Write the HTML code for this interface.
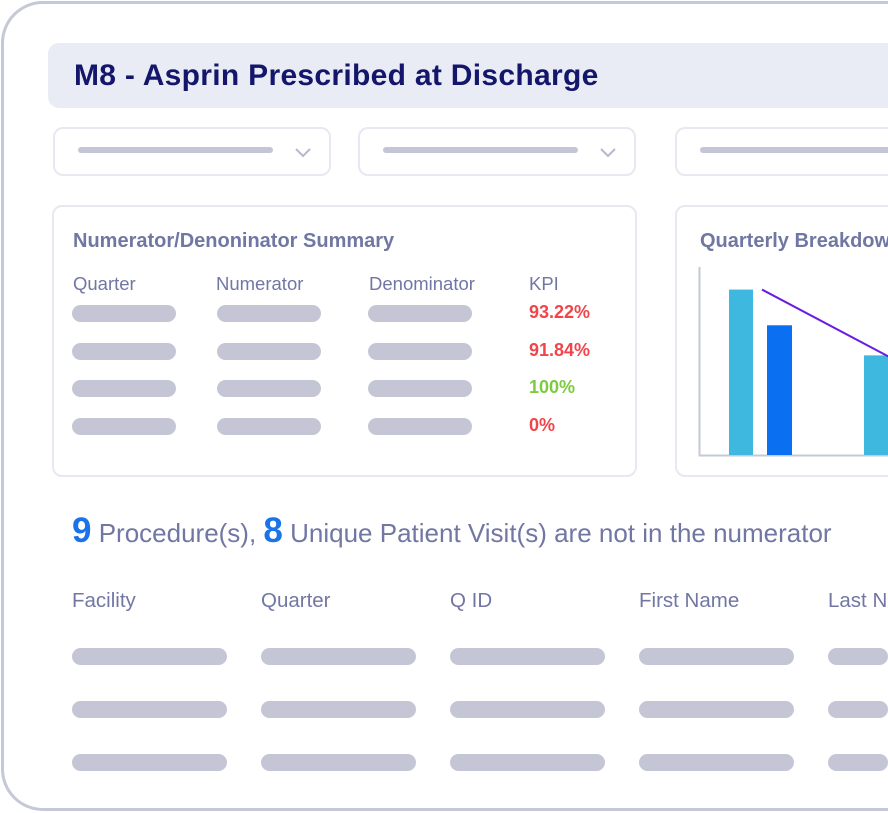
<!DOCTYPE html>
<html><head><meta charset="utf-8"><style>
*{margin:0;padding:0;box-sizing:border-box}
html,body{width:888px;height:813px;overflow:hidden}
body{background:#fff;font-family:"Liberation Sans",sans-serif;position:relative}
#wrap{position:absolute;left:0;top:0;width:888px;height:813px;overflow:hidden}
.a{position:absolute}
.pill{position:absolute;height:17px;border-radius:9px;background:#c4c6d6}
.t{position:absolute;color:#7177a3;white-space:nowrap}
</style></head><body><div id="wrap">
<div class="a" style="left:1px;top:1px;width:940px;height:810px;border:3px solid #c5c8d8;border-radius:42px"></div>
<div class="a" style="left:48px;top:43px;width:880px;height:65px;background:#eaecf5;border-radius:11px"></div>
<div class="t" style="left:74px;top:59px;font-size:30px;font-weight:bold;color:#14166b;letter-spacing:0.3px">M8 - Asprin Prescribed at Discharge</div>

<div class="a" style="left:53px;top:127px;width:278px;height:49px;border:2px solid #e6e8f2;border-radius:10px"></div>
<div class="pill" style="left:78px;top:147px;width:195px;height:6px"></div>
<svg class="a" style="left:295px;top:148px" width="16" height="10"><path d="M1 1 L8 8 L15 1" stroke="#b6b9cc" stroke-width="2" fill="none"/></svg>
<div class="a" style="left:358px;top:127px;width:278px;height:49px;border:2px solid #e6e8f2;border-radius:10px"></div>
<div class="pill" style="left:383px;top:147px;width:195px;height:6px"></div>
<svg class="a" style="left:600px;top:148px" width="16" height="10"><path d="M1 1 L8 8 L15 1" stroke="#b6b9cc" stroke-width="2" fill="none"/></svg>
<div class="a" style="left:675px;top:127px;width:260px;height:49px;border:2px solid #e6e8f2;border-radius:10px"></div>
<div class="pill" style="left:700px;top:147px;width:195px;height:6px"></div>

<div class="a" style="left:52px;top:205px;width:585px;height:272px;border:2px solid #e6e8f2;border-radius:10px"></div>
<div class="t" style="left:73px;top:230px;font-size:20px;font-weight:bold">Numerator/Denoninator Summary</div>
<div class="t" style="left:73px;top:273px;font-size:18.5px">Quarter</div>
<div class="t" style="left:216px;top:273px;font-size:18.5px">Numerator</div>
<div class="t" style="left:369px;top:273px;font-size:18.5px">Denominator</div>
<div class="t" style="left:529px;top:273px;font-size:18.5px">KPI</div>
<div id="rows"></div>

<div class="a" style="left:675px;top:205px;width:260px;height:272px;border:2px solid #e6e8f2;border-radius:10px"></div>
<div class="t" style="left:700px;top:230px;font-size:20px;font-weight:bold">Quarterly Breakdown</div>
<svg class="a" id="chart" style="left:0;top:0" width="888" height="813"></svg>

<div class="t" style="left:72px;top:511px;font-size:26px"><b style="color:#1a73e8;font-size:35px">9</b> Procedure(s), <b style="color:#1a73e8;font-size:35px">8</b> Unique Patient Visit(s) are not in the numerator</div>
<div class="t" style="left:72px;top:589px;font-size:20.5px">Facility</div>
<div class="t" style="left:261px;top:589px;font-size:20.5px">Quarter</div>
<div class="t" style="left:450px;top:589px;font-size:20.5px">Q ID</div>
<div class="t" style="left:639px;top:589px;font-size:20.5px">First Name</div>
<div class="t" style="left:828px;top:589px;font-size:20.5px">Last Name</div>
<div id="trows"></div>
</div>
<script>
var kpis=["93.22%","91.84%","100%","0%"];
var kpiColors=["#f0454a","#f0454a","#7dcc3f","#f0454a"];
var rows=document.getElementById('rows');
kpis.forEach(function(k,i){
  var y=305+i*37.5;
  [72,217,368].forEach(function(x,j){
    var p=document.createElement('div');p.className='pill';
    
    
    p.style.left=x+'px';p.style.top=y+'px';p.style.width='104px';rows.appendChild(p);
  });
  var t=document.createElement('div');t.className='t';
  
  
  t.style.left='529px';t.style.top=(y-3)+'px';t.style.fontSize='18px';t.style.fontWeight='bold';t.style.color=kpiColors[i];t.textContent=k;rows.appendChild(t);
});
var tr=document.getElementById('trows');
for(var r=0;r<3;r++)for(var c=0;c<5;c++){
  var p=document.createElement('div');p.className='pill';
  
  
  p.style.left=(72+c*189)+'px';p.style.top=(648+r*53)+'px';p.style.width=(c==4?'60px':'155px');tr.appendChild(p);
}
</script>
<script>
var categories=["Q1","Q2"];
var seriesA=[88,53];
var seriesB=[69,40];
var lineValues=[88,50];
var NS="http://www.w3.org/2000/svg";
var svg=document.getElementById('chart');
function y(v){return 455-v/100*188;}
function x(i){return 729+i*135;}
function el(n,a){var e=document.createElementNS(NS,n);for(var k in a)e.setAttribute(k,a[k]);svg.appendChild(e);return e;}
var ax=el('path',{d:'M699.5 267 V455.5 H888',stroke:'#c5c8d8','stroke-width':2,fill:'none'});


categories.forEach(function(c,i){
  var b=el('rect',{x:x(i),y:y(seriesA[i]),width:24,height:455-y(seriesA[i]),fill:'#3fb8e0'});
  
  
  var b2=el('rect',{x:x(i)+38,y:y(seriesB[i]),width:25,height:455-y(seriesB[i]),fill:'#0a6ff0'});
  
  
});
var pts=lineValues.map(function(v,i){return (x(i)+33)+','+y(v);}).join(' ');
var l=el('polyline',{points:pts,stroke:'#6a1de0','stroke-width':2,fill:'none'});


</script>
</body></html>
□ □ □
_EXERCISE REQUIREMENTS_. Transcribe all the data word for word; the images stay out.

_SOLVED PROBLEM_.
Write the HTML code for this interface.
<!DOCTYPE html>
<html><head><meta charset="utf-8"><style>
*{margin:0;padding:0;box-sizing:border-box}
html,body{width:888px;height:813px;overflow:hidden}
body{background:#fff;font-family:"Liberation Sans",sans-serif;position:relative}
#wrap{position:absolute;left:0;top:0;width:888px;height:813px;overflow:hidden}
.a{position:absolute}
.pill{position:absolute;height:17px;border-radius:9px;background:#c4c6d6}
.t{position:absolute;color:#7177a3;white-space:nowrap}
</style></head><body><div id="wrap">
<div class="a" style="left:1px;top:1px;width:940px;height:810px;border:3px solid #c5c8d8;border-radius:42px"></div>
<div class="a" style="left:48px;top:43px;width:880px;height:65px;background:#eaecf5;border-radius:11px"></div>
<div class="t" style="left:74px;top:59px;font-size:30px;font-weight:bold;color:#14166b;letter-spacing:0.3px">M8 - Asprin Prescribed at Discharge</div>

<div class="a" style="left:53px;top:127px;width:278px;height:49px;border:2px solid #e6e8f2;border-radius:10px"></div>
<div class="pill" style="left:78px;top:147px;width:195px;height:6px"></div>
<svg class="a" style="left:295px;top:148px" width="16" height="10"><path d="M1 1 L8 8 L15 1" stroke="#b6b9cc" stroke-width="2" fill="none"/></svg>
<div class="a" style="left:358px;top:127px;width:278px;height:49px;border:2px solid #e6e8f2;border-radius:10px"></div>
<div class="pill" style="left:383px;top:147px;width:195px;height:6px"></div>
<svg class="a" style="left:600px;top:148px" width="16" height="10"><path d="M1 1 L8 8 L15 1" stroke="#b6b9cc" stroke-width="2" fill="none"/></svg>
<div class="a" style="left:675px;top:127px;width:260px;height:49px;border:2px solid #e6e8f2;border-radius:10px"></div>
<div class="pill" style="left:700px;top:147px;width:195px;height:6px"></div>

<div class="a" style="left:52px;top:205px;width:585px;height:272px;border:2px solid #e6e8f2;border-radius:10px"></div>
<div class="t" style="left:73px;top:230px;font-size:20px;font-weight:bold">Numerator/Denoninator Summary</div>
<div class="t" style="left:73px;top:273px;font-size:18.5px">Quarter</div>
<div class="t" style="left:216px;top:273px;font-size:18.5px">Numerator</div>
<div class="t" style="left:369px;top:273px;font-size:18.5px">Denominator</div>
<div class="t" style="left:529px;top:273px;font-size:18.5px">KPI</div>
<div id="rows"></div>

<div class="a" style="left:675px;top:205px;width:260px;height:272px;border:2px solid #e6e8f2;border-radius:10px"></div>
<div class="t" style="left:700px;top:230px;font-size:20px;font-weight:bold">Quarterly Breakdown</div>
<svg class="a" id="chart" style="left:0;top:0" width="888" height="813"></svg>

<div class="t" style="left:72px;top:511px;font-size:26px"><b style="color:#1a73e8;font-size:35px">9</b> Procedure(s), <b style="color:#1a73e8;font-size:35px">8</b> Unique Patient Visit(s) are not in the numerator</div>
<div class="t" style="left:72px;top:589px;font-size:20.5px">Facility</div>
<div class="t" style="left:261px;top:589px;font-size:20.5px">Quarter</div>
<div class="t" style="left:450px;top:589px;font-size:20.5px">Q ID</div>
<div class="t" style="left:639px;top:589px;font-size:20.5px">First Name</div>
<div class="t" style="left:828px;top:589px;font-size:20.5px">Last Name</div>
<div id="trows"></div>
</div>
<script>
var kpis=["93.22%","91.84%","100%","0%"];
var kpiColors=["#f0454a","#f0454a","#7dcc3f","#f0454a"];
var rows=document.getElementById('rows');
kpis.forEach(function(k,i){
  var y=305+i*37.5;
  [72,217,368].forEach(function(x,j){
    var p=document.createElement('div');p.className='pill';
    
    
    p.style.left=x+'px';p.style.top=y+'px';p.style.width='104px';rows.appendChild(p);
  });
  var t=document.createElement('div');t.className='t';
  
  
  t.style.left='529px';t.style.top=(y-3)+'px';t.style.fontSize='18px';t.style.fontWeight='bold';t.style.color=kpiColors[i];t.textContent=k;rows.appendChild(t);
});
var tr=document.getElementById('trows');
for(var r=0;r<3;r++)for(var c=0;c<5;c++){
  var p=document.createElement('div');p.className='pill';
  
  
  p.style.left=(72+c*189)+'px';p.style.top=(648+r*53)+'px';p.style.width=(c==4?'60px':'155px');tr.appendChild(p);
}
</script>
<script>
var categories=["Q1","Q2"];
var seriesA=[88,53];
var seriesB=[69,40];
var lineValues=[88,50];
var NS="http://www.w3.org/2000/svg";
var svg=document.getElementById('chart');
function y(v){return 455-v/100*188;}
function x(i){return 729+i*135;}
function el(n,a){var e=document.createElementNS(NS,n);for(var k in a)e.setAttribute(k,a[k]);svg.appendChild(e);return e;}
var ax=el('path',{d:'M699.5 267 V455.5 H888',stroke:'#c5c8d8','stroke-width':2,fill:'none'});


categories.forEach(function(c,i){
  var b=el('rect',{x:x(i),y:y(seriesA[i]),width:24,height:455-y(seriesA[i]),fill:'#3fb8e0'});
  
  
  var b2=el('rect',{x:x(i)+38,y:y(seriesB[i]),width:25,height:455-y(seriesB[i]),fill:'#0a6ff0'});
  
  
});
var pts=lineValues.map(function(v,i){return (x(i)+33)+','+y(v);}).join(' ');
var l=el('polyline',{points:pts,stroke:'#6a1de0','stroke-width':2,fill:'none'});


</script>
</body></html>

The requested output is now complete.